If
$Ax = b$
$A\hat x = \hat b$
Then show that:
$$\frac{1}{\operatorname{cond}(A)} \frac{\|b- \hat b\|}{\|b\|} \leq \frac{\|x- \hat x\|}{\|x\|}$$
where $\operatorname{cond}(A) = \|A\| \cdot \|A^{-1}\|$
I'm having some trouble proving this.
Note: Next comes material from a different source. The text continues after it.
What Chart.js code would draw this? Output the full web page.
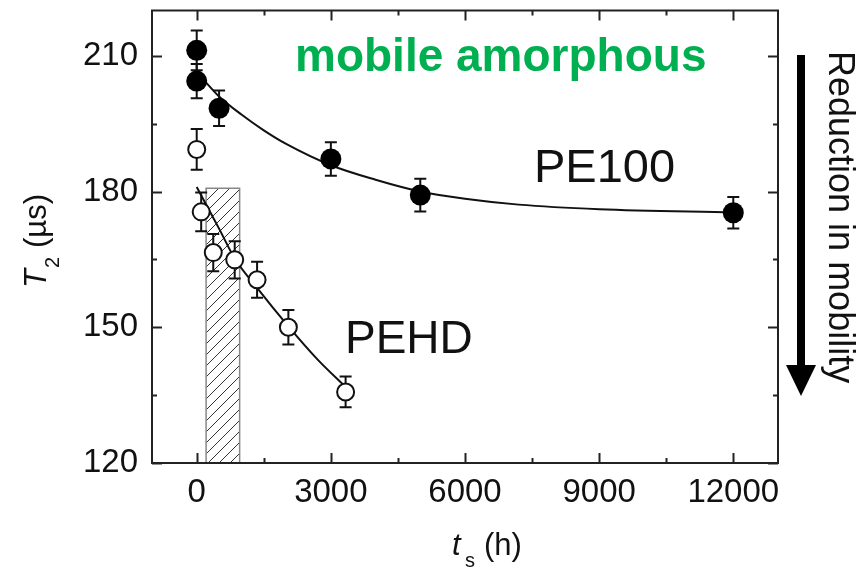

I've gotten to:
$$\|b - \hat b\| \leq \|x-\hat x\| \cdot \|A\| $$
After this, what do I do?
You have the expression
$$ \frac{1}{cond(A)} \frac{\| b- \hat{b}\|}{\|b\|} \leq \frac{\|x - \hat{x} \|}{\|x\|} \tag{1}$$
$$ \frac{1}{\| A\| \| A^{-1}\|} \frac{\| b- \hat{b}\|}{\|b\|} \leq \frac{\|x - \hat{x} \|}{\|x\|} \tag{2}$$
$$ \frac{1}{\| A\| \| A^{-1}\|} \frac{\| Ax- A\hat{x}\|}{\|b\|} \leq \frac{\|x - \hat{x} \|}{\|x\|} \tag{3}$$ $$ \frac{1}{\| A\| \| A^{-1}\|} \frac{\| A(x-\hat{x})\|}{\|Ax\|} \leq \frac{\|x - \hat{x} \|}{\|x\|} \tag{4}$$
note that
$$ \| Ax \| \leq \| A \| \|x\|\tag{5} $$
what about now...
$$ cond(A) = \kappa(A) \geq 1 \tag{6} $$
if invertible.